> _Task prompt_
Include the line with "ov.patch.set_alpha(0)" and every line before it in the entries below, echoed exactly, but not the pictures.

> _Data_
— START —
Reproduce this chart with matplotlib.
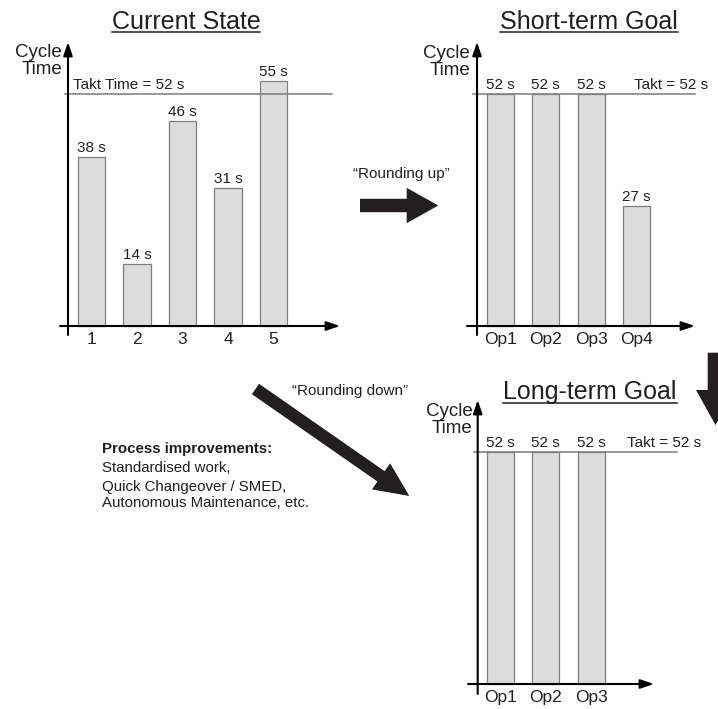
import matplotlib
matplotlib.use('Agg')
import matplotlib.pyplot as plt
from matplotlib.patches import FancyArrow

plt.rcParams['font.family'] = ['Liberation Sans', 'DejaVu Sans']

W, H = 718, 709
TAKT = 52

cur_labels = ['1', '2', '3', '4', '5']
cur_times = [38, 14, 46, 31, 55]
short_labels = ['Op1', 'Op2', 'Op3', 'Op4']
short_times = [52, 52, 52, 27]
long_labels = ['Op1', 'Op2', 'Op3']
long_times = [52, 52, 52]

STEP = 45.5    # pixels between bar centres
SCALE = 4.46   # pixels per second
INK = '#231f20'
BAR = '#dcdcdc'
EDGE = '#7f7f7f'
LINE = '#7a7a7a'

fig = plt.figure(figsize=(W / 100, H / 100), dpi=100)

# full-figure layer in pixel units for arrows and free text
ov = fig.add_axes([0, 0, 1, 1])
ov.set_xlim(0, W)
ov.set_ylim(H, 0)
ov.axis('off')
ov.patch.set_alpha(0)


def panel(x0, y0, box, labels, times, yaxis, xaxis, takt_line, takt_x, takt_text):
    left, top, right, bottom = box
    ax = fig.add_axes([left / W, 1 - bottom / H, (right - left) / W, (bottom - top) / H])
    ax.set_xlim((left - x0) / STEP, (right - x0) / STEP)
    ax.set_ylim((y0 - bottom) / SCALE, (y0 - top) / SCALE)
    ax.patch.set_alpha(0)

    def dx(px):
        return (px - x0) / STEP

    def dy(py):
        return (y0 - py) / SCALE

    idx = list(range(len(times)))
    ax.bar(idx, times, width=0.6, color=BAR, edgecolor=EDGE, linewidth=0.9, zorder=2)
    for i, v in zip(idx, times):
        ax.annotate(f'{v} s', (i, v), xytext=(0, 3.3), textcoords='offset points',
                    ha='center', va='baseline', fontsize=11, color=INK)

    # takt line and its label
    ax.plot([dx(takt_line[0]), dx(takt_line[1])], [TAKT, TAKT], color=LINE, lw=1.1, zorder=3)
    ax.annotate(takt_text, (dx(takt_x), TAKT), xytext=(0, 3.3), textcoords='offset points',
                ha='left', va='baseline', fontsize=11, color=INK)

    head = dict(arrowstyle='-|>,head_length=0.8,head_width=0.27', color='black',
                lw=1.5, shrinkA=0, shrinkB=0)
    # y axis
    ax.annotate('', xy=(dx(yaxis[0]), dy(yaxis[2])), xytext=(dx(yaxis[0]), dy(yaxis[1])),
                arrowprops=head, annotation_clip=False, zorder=4)
    # x axis
    ax.annotate('', xy=(dx(xaxis[1]), 0), xytext=(dx(xaxis[0]), 0),
                arrowprops=head, annotation_clip=False, zorder=4)

    ax.set_xticks(idx)
    ax.set_xticklabels(labels)
    ax.set_yticks([])
    ax.spines['bottom'].set_position(('data', 0))
    for s in ax.spines.values():
        s.set_visible(False)
    ax.tick_params(axis='x', length=0, pad=4, labelsize=12.5, labelcolor=INK)
    return ax


# Current State
panel(91.5, 326, (50, 35, 350, 352), cur_labels, cur_times,
      yaxis=(68, 335, 42), xaxis=(60, 340), takt_line=(65, 332),
      takt_x=73, takt_text='Takt Time = 52 s')
# Short-term Goal
panel(500.3, 326, (460, 35, 705, 352), short_labels, short_times,
      yaxis=(477, 335, 42), xaxis=(467, 695), takt_line=(473, 695),
      takt_x=634, takt_text='Takt = 52 s')
# Long-term Goal
panel(500.3, 684, (460, 392, 705, 709), long_labels, long_times,
      yaxis=(477.7, 694, 400), xaxis=(468, 654), takt_line=(474, 677),
      takt_x=627, takt_text='Takt = 52 s')

# axis titles
for x, y in [(62, 61), (470, 62), (472.7, 420)]:
    ov.text(x, y, 'Cycle\nTime', ha='right', va='center', multialignment='right',
            fontsize=13.5, linespacing=1.0, color=INK)

# panel headings, underlined
titles = []
for x, y, s in [(186, 29.3, 'Current State'), (589, 29.3, 'Short-term Goal'),
                (590, 399.5, 'Long-term Goal')]:
    titles.append((ov.text(x, y, s, ha='center', va='baseline', fontsize=18, color=INK), y))

# transition arrows
ov.add_patch(FancyArrow(360, 205.5, 78.3, 0, width=13.4, head_width=35.4, head_length=31.6,
                        length_includes_head=True, color=INK, lw=0))
ov.add_patch(FancyArrow(715.5, 352.7, 0, 72.3, width=15.6, head_width=39, head_length=35,
                        length_includes_head=True, color=INK, lw=0))
ov.add_patch(FancyArrow(255.5, 389, 153.8, 107, width=12.6, head_width=31.8, head_length=34.4,
                        length_includes_head=True, color=INK, lw=0))

ov.text(401, 178.3, '\u201cRounding up\u201d', ha='center', va='baseline', fontsize=11, color=INK)
ov.text(350, 395, '\u201cRounding down\u201d', ha='center', va='baseline', fontsize=11, color=INK)

notes = [('Process improvements:', 453.3, 'bold'),
         ('Standardised work,', 471.7, 'normal'),
         ('Quick Changeover / SMED,', 490.7, 'normal'),
         ('Autonomous Maintenance, etc.', 507.3, 'normal')]
for s, y, w in notes:
    ov.text(102, y, s, ha='left', va='baseline', fontsize=10.8, weight=w, color=INK)

fig.canvas.draw()
inv = ov.transData.inverted()
for t, y in titles:
    bb = t.get_window_extent().transformed(inv)
    ov.plot([bb.x0, bb.x1], [y + 3, y + 3], color=INK, lw=1.1)

fig.savefig('out.png', dpi=100)
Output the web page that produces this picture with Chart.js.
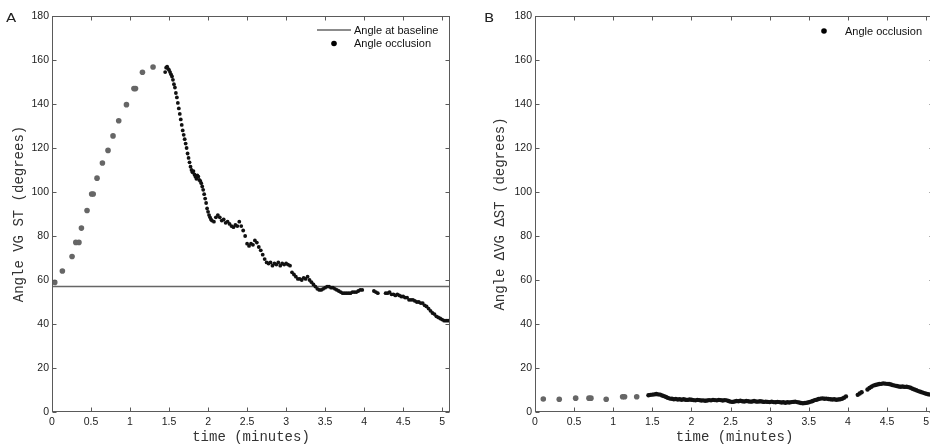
<!DOCTYPE html>
<html><head><meta charset="utf-8">
<script src="https://cdn.jsdelivr.net/npm/chart.js@4.4.0/dist/chart.umd.min.js"></script>
<style>
html,body{margin:0;padding:0;overflow:hidden;background:#fff;width:930px;height:446px;}
#wa{position:absolute;left:0;top:0;width:465px;height:446px;}
#wb{position:absolute;left:465px;top:0;width:480px;height:446px;}
</style></head><body>
<div id="wa"><canvas id="ca" width="465" height="446"></canvas></div>
<div id="wb"><canvas id="cb" width="480" height="446"></canvas></div>
<script>
// ---------- DATA ----------
const xTicksStep = 0.5;          // time axis: 0 .. 5 (minutes)
const yTicksStep = 20;           // angle axis: 0 .. 180 (degrees)
const baselineAngle = 57;        // panel A horizontal line

// Panel A: early (sparse, grey) samples [time, angle]
const aEarly = [[0.035,58.9],[0.133,64.1],[0.257,70.7],[0.305,77.1],[0.345,77.1],[0.377,83.6],[0.449,91.6],
  [0.508,99.1],[0.528,99.1],[0.577,106.3],[0.646,113.2],[0.718,118.9],[0.782,125.5],[0.855,132.4],
  [0.954,139.7],[1.05,147.0],[1.07,147.0],[1.159,154.4],[1.295,156.8]];

// Panel A: dense (black) samples [time, angle]
const aDense = [[1.45,154.5],[1.4625,156.5],[1.475,157],[1.4875,156],[1.5,155.5],[1.5125,154.5],[1.525,153.5],
  [1.5375,152.5],[1.55,151],[1.5625,149],[1.575,147.5],[1.5875,145],[1.6,143],[1.6125,140.5],[1.625,138],
  [1.6375,135.5],[1.65,133],[1.6625,130.5],[1.675,128],[1.6875,126],[1.7,124],[1.7125,122],[1.725,120],
  [1.7375,117.5],[1.75,115.5],[1.7625,113.5],[1.775,111.5],[1.7875,110],[1.8,109],[1.8125,109.5],[1.825,108],
  [1.8375,107],[1.85,106],[1.8625,107.5],[1.875,107],[1.8875,105.5],[1.9,105],[1.9125,104],[1.925,102.5],
  [1.9375,101],[1.95,99],[1.9625,97],[1.975,95],[1.9875,92.5],[2.0,91],[2.0125,89.5],[2.025,88.5],[2.0375,87.5],
  [2.05,87],[2.075,86.5],[2.1,88.5],[2.125,89.5],[2.15,88.5],[2.175,87],[2.2,87.5],[2.225,86],[2.25,86.5],
  [2.275,85.5],[2.3,84.5],[2.325,84],[2.35,85],[2.375,84.5],[2.4,86.5],[2.425,84.5],[2.45,82.5],[2.475,80],
  [2.5,76.5],[2.525,75.5],[2.55,76.5],[2.575,76],[2.6,78],[2.625,77],[2.65,75],[2.675,73.5],[2.7,71.5],
  [2.725,69.5],[2.75,68],[2.775,67.5],[2.8,68],[2.825,66.5],[2.85,67.5],[2.875,67],[2.9,68],[2.925,66.5],
  [2.95,67.5],[2.975,67],[3.0,67.5],[3.025,67],[3.05,66.5],[3.075,63.5],[3.1,62.5],[3.125,61.5],[3.15,60.5],
  [3.175,60.5],[3.2,60],[3.225,61],[3.25,60.5],[3.275,61.5],[3.3,60],[3.325,59],[3.35,58],[3.375,57],[3.4,56],
  [3.425,55.5],[3.45,55.5],[3.475,56],[3.5,56.5],[3.525,57],[3.55,57],[3.575,56.5],[3.6,56.5],[3.625,56],
  [3.65,55.5],[3.675,55],[3.7,54.5],[3.725,54],[3.75,54],[3.775,54],[3.8,54],[3.825,54],[3.85,54.5],[3.875,54.5],
  [3.9,54.5],[3.925,55],[3.95,55.5],[3.975,55.5],[4.125,55],[4.15,54.5],[4.175,54],[4.275,54],[4.3,54],
  [4.325,54.5],[4.35,53.5],[4.375,53.5],[4.4,53],[4.425,53.5],[4.45,53],[4.475,52.5],[4.5,52.5],[4.525,52],
  [4.55,52],[4.575,51],[4.6,51],[4.625,51],[4.65,50.5],[4.675,50],[4.7,50],[4.725,49.5],[4.75,49.5],[4.775,48.5],
  [4.8,48],[4.825,47],[4.85,46],[4.875,45],[4.9,44.5],[4.925,43.5],[4.95,43],[4.975,42.5],[5.0,42],[5.025,41.5],
  [5.05,41.5],[5.075,41.5],[5.1,41.5]];

// Panel B: early (sparse, grey) samples [time, angle]
const bEarly = [[0.106,5.9],[0.31,5.8],[0.52,6.3],[0.69,6.3],[0.715,6.3],[0.91,5.8],[1.12,6.9],[1.145,6.9],[1.30,6.9]];

// Panel B: dense (black) samples [time, angle]
const bDense = [[1.45,7.6],[1.475,7.8],[1.5,7.9],[1.525,8.0],[1.55,8.2],[1.575,8.0],[1.6,7.9],[1.625,7.5],[1.65,7.2],
  [1.675,6.8],[1.7,6.4],[1.725,6.1],[1.75,6.0],[1.775,5.8],[1.8,5.9],[1.825,5.7],[1.85,5.8],[1.875,5.6],[1.9,5.8],
  [1.925,5.6],[1.95,5.5],[1.975,5.7],[2.0,5.6],[2.025,5.4],[2.05,5.3],[2.075,5.5],[2.1,5.4],[2.125,5.2],[2.15,5.3],
  [2.175,5.1],[2.2,5.2],[2.225,5.4],[2.25,5.3],[2.275,5.5],[2.3,5.4],[2.325,5.3],[2.35,5.5],[2.375,5.4],[2.4,5.2],
  [2.425,5.4],[2.45,5.3],[2.475,5.0],[2.5,4.7],[2.525,4.6],[2.55,4.8],[2.575,5.0],[2.6,4.9],[2.625,5.1],[2.65,4.9],
  [2.675,4.8],[2.7,5.0],[2.725,4.9],[2.75,4.7],[2.775,4.8],[2.8,5.0],[2.825,4.8],[2.85,4.7],[2.875,4.9],[2.9,4.8],
  [2.925,4.6],[2.95,4.7],[2.975,4.6],[3.0,4.5],[3.025,4.7],[3.05,4.5],[3.075,4.4],[3.1,4.6],[3.125,4.5],[3.15,4.3],
  [3.175,4.4],[3.2,4.2],[3.225,4.4],[3.25,4.3],[3.275,4.5],[3.3,4.6],[3.325,4.7],[3.35,4.5],[3.375,4.3],[3.4,4.1],
  [3.425,4.0],[3.45,4.1],[3.475,4.2],[3.5,4.4],[3.525,4.7],[3.55,5.0],[3.575,5.4],[3.6,5.6],[3.625,5.9],[3.65,6.1],
  [3.675,6.2],[3.7,6.0],[3.725,6.1],[3.75,5.9],[3.775,5.8],[3.8,5.7],[3.825,5.8],[3.85,5.6],[3.875,5.7],[3.9,5.8],
  [3.925,6.0],[3.95,6.5],[3.975,7.1],[4.125,7.8],[4.15,8.4],[4.175,9.0],[4.25,10.2],[4.275,10.9],[4.3,11.5],
  [4.325,12.0],[4.35,12.3],[4.375,12.5],[4.4,12.7],[4.425,12.8],[4.45,13.0],[4.475,12.9],[4.5,12.8],[4.525,12.7],
  [4.55,12.5],[4.575,12.2],[4.6,12.0],[4.625,11.8],[4.65,11.6],[4.675,11.5],[4.7,11.6],[4.725,11.4],[4.75,11.5],
  [4.775,11.3],[4.8,11.0],[4.825,10.6],[4.85,10.2],[4.875,9.9],[4.9,9.5],[4.925,9.2],[4.95,8.9],[4.975,8.6],
  [5.0,8.3],[5.025,8.1],[5.05,7.9],[5.075,7.8],[5.1,7.7]];

// ---------- HELPERS ----------
const pts = arr => arr.map(p => ({x: p[0], y: p[1]}));
const SANS = "'Liberation Sans', Arial, Helvetica, sans-serif";
const MONO = "'Liberation Mono', 'Courier New', monospace";

const framePlugin = {
  id: 'frame',
  afterDatasetsDraw(chart) {
    const {ctx, chartArea: a, scales: {x, y}} = chart;
    ctx.save();
    ctx.strokeStyle = '#5a5a5a';
    ctx.lineWidth = 1;
    const L = Math.round(a.left) + 0.5, R = Math.round(a.right) - 0.5,
          T = Math.round(a.top) + 0.5, B = Math.round(a.bottom) - 0.5;
    ctx.strokeRect(L, T, R - L, B - T);
    ctx.beginPath();
    const len = 4;
    x.ticks.forEach(t => {
      const px = Math.round(x.getPixelForValue(t.value)) + 0.5;
      ctx.moveTo(px, B); ctx.lineTo(px, B - len);
      ctx.moveTo(px, T); ctx.lineTo(px, T + len);
    });
    y.ticks.forEach(t => {
      const py = Math.round(y.getPixelForValue(t.value)) + 0.5;
      ctx.moveTo(L, py); ctx.lineTo(L + len, py);
      ctx.moveTo(R, py); ctx.lineTo(R - len, py);
    });
    ctx.stroke();
    ctx.restore();
  }
};

const boxLegendPlugin = {
  id: 'boxLegend',
  afterDraw(chart, args, opts) {
    if (!opts || !opts.items) return;
    const ctx = chart.ctx;
    ctx.save();
    ctx.font = '11px ' + SANS;
    ctx.textBaseline = 'middle';
    ctx.textAlign = 'left';
    opts.items.forEach((it, i) => {
      const ds = chart.data.datasets[it.dataset];
      const yy = opts.top + i * opts.row;
      if (it.kind === 'line') {
        ctx.strokeStyle = ds.borderColor; ctx.lineWidth = 1.5;
        ctx.beginPath(); ctx.moveTo(opts.x0, yy); ctx.lineTo(opts.x1, yy); ctx.stroke();
      } else {
        ctx.fillStyle = '#000';
        ctx.beginPath(); ctx.arc((opts.x0 + opts.x1) / 2, yy, 2.8, 0, Math.PI * 2); ctx.fill();
      }
      ctx.fillStyle = '#111';
      ctx.fillText(ds.label, opts.textX, yy + 0.5);
    });
    ctx.restore();
  }
};

const panelLabelPlugin = {
  id: 'panelLabel',
  afterDraw(chart, args, opts) {
    const ctx = chart.ctx;
    ctx.save();
    ctx.font = '13px ' + "'DejaVu Sans', sans-serif";
    ctx.fillStyle = '#222';
    ctx.textBaseline = 'alphabetic';
    ctx.translate(opts.x, opts.y);
    ctx.scale(1.15, 1);
    ctx.fillText(opts.text, 0, 0);
    ctx.restore();
  }
};

const fmtTick = v => String(Math.round(v * 10) / 10);

function makeOptions(c) {
  return {
    responsive: false, animation: false, devicePixelRatio: 1,
    layout: {padding: {left: 0, right: c.padRight, top: 16, bottom: 0}},
    plugins: {
      legend: {display: false}, tooltip: {enabled: false},
      boxLegend: c.legend,
      panelLabel: c.panel
    },
    scales: {
      x: {
        type: 'linear', min: 0, max: 5.1,
        ticks: {stepSize: xTicksStep, includeBounds: false, padding: 4, color: '#222',
                maxRotation: 0, autoSkip: false, font: {family: SANS, size: 10.5}, callback: fmtTick},
        grid: {display: false, drawTicks: false}, border: {display: false},
        title: {display: true, text: 'time (minutes)', color: '#333',
                font: {family: MONO, size: 14}, padding: {top: 0, bottom: 0}},
        afterFit: s => { s.height = 34; }
      },
      y: {
        type: 'linear', min: 0, max: 180,
        ticks: {stepSize: yTicksStep, includeBounds: false, padding: 3, color: '#222',
                font: {family: SANS, size: 10.5}, callback: fmtTick},
        grid: {display: false, drawTicks: false}, border: {display: false},
        title: {display: true, text: c.yTitle, color: '#333',
                font: {family: MONO, size: 14}, padding: {top: c.yTitlePad, bottom: 0}},
        afterFit: s => { s.width = c.yWidth; }
      }
    }
  };
}

// ---------- PANEL A ----------
new Chart(document.getElementById('ca'), {
  type: 'scatter',
  data: {datasets: [
    {label: 'Angle occlusion', data: pts(aDense), pointRadius: 1.9, pointBorderWidth: 0,
     backgroundColor: '#111', borderColor: '#111'},
    {label: 'Angle occlusion (early)', data: pts(aEarly), pointRadius: 2.8, pointBorderWidth: 0,
     backgroundColor: '#666', borderColor: '#666'},
    {label: 'Angle at baseline', data: [{x: 0, y: baselineAngle}, {x: 5.1, y: baselineAngle}],
     showLine: true, pointRadius: 0, borderColor: '#666', borderWidth: 1.5, backgroundColor: '#666'}
  ]},
  options: makeOptions({
    padRight: 15, yWidth: 52, yTitlePad: 10.6, yTitle: 'Angle VG ST (degrees)',
    legend: {items: [{dataset: 2, kind: 'line'}, {dataset: 0, kind: 'point'}],
             x0: 317, x1: 351, textX: 354, top: 30, row: 13.5},
    panel: {text: 'A', x: 6, y: 22}
  }),
  plugins: [framePlugin, boxLegendPlugin, panelLabelPlugin]
});

// ---------- PANEL B ----------
new Chart(document.getElementById('cb'), {
  type: 'scatter',
  data: {datasets: [
    {label: 'Angle occlusion', data: pts(bDense), pointRadius: 2.2, pointBorderWidth: 0,
     backgroundColor: '#111', borderColor: '#111'},
    {label: 'Angle occlusion (early)', data: pts(bEarly), pointRadius: 2.8, pointBorderWidth: 0,
     backgroundColor: '#666', borderColor: '#666'}
  ]},
  options: makeOptions({
    padRight: 11, yWidth: 70, yTitlePad: 27.3, yTitle: 'Angle \u0394VG \u0394ST (degrees)',
    legend: {items: [{dataset: 0, kind: 'point'}], x0: 352, x1: 366, textX: 380, top: 31, row: 13.5},
    panel: {text: 'B', x: 19, y: 22}
  }),
  plugins: [framePlugin, boxLegendPlugin, panelLabelPlugin]
});
</script>
</body></html>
— END —
> _The answer_
Reproduce this chart with matplotlib.
import matplotlib
matplotlib.use('Agg')
import matplotlib.pyplot as plt
from matplotlib.patches import FancyArrow

plt.rcParams['font.family'] = ['Liberation Sans', 'DejaVu Sans']

W, H = 718, 709
TAKT = 52

cur_labels = ['1', '2', '3', '4', '5']
cur_times = [38, 14, 46, 31, 55]
short_labels = ['Op1', 'Op2', 'Op3', 'Op4']
short_times = [52, 52, 52, 27]
long_labels = ['Op1', 'Op2', 'Op3']
long_times = [52, 52, 52]

STEP = 45.5    # pixels between bar centres
SCALE = 4.46   # pixels per second
INK = '#231f20'
BAR = '#dcdcdc'
EDGE = '#7f7f7f'
LINE = '#7a7a7a'

fig = plt.figure(figsize=(W / 100, H / 100), dpi=100)

# full-figure layer in pixel units for arrows and free text
ov = fig.add_axes([0, 0, 1, 1])
ov.set_xlim(0, W)
ov.set_ylim(H, 0)
ov.axis('off')
ov.patch.set_alpha(0)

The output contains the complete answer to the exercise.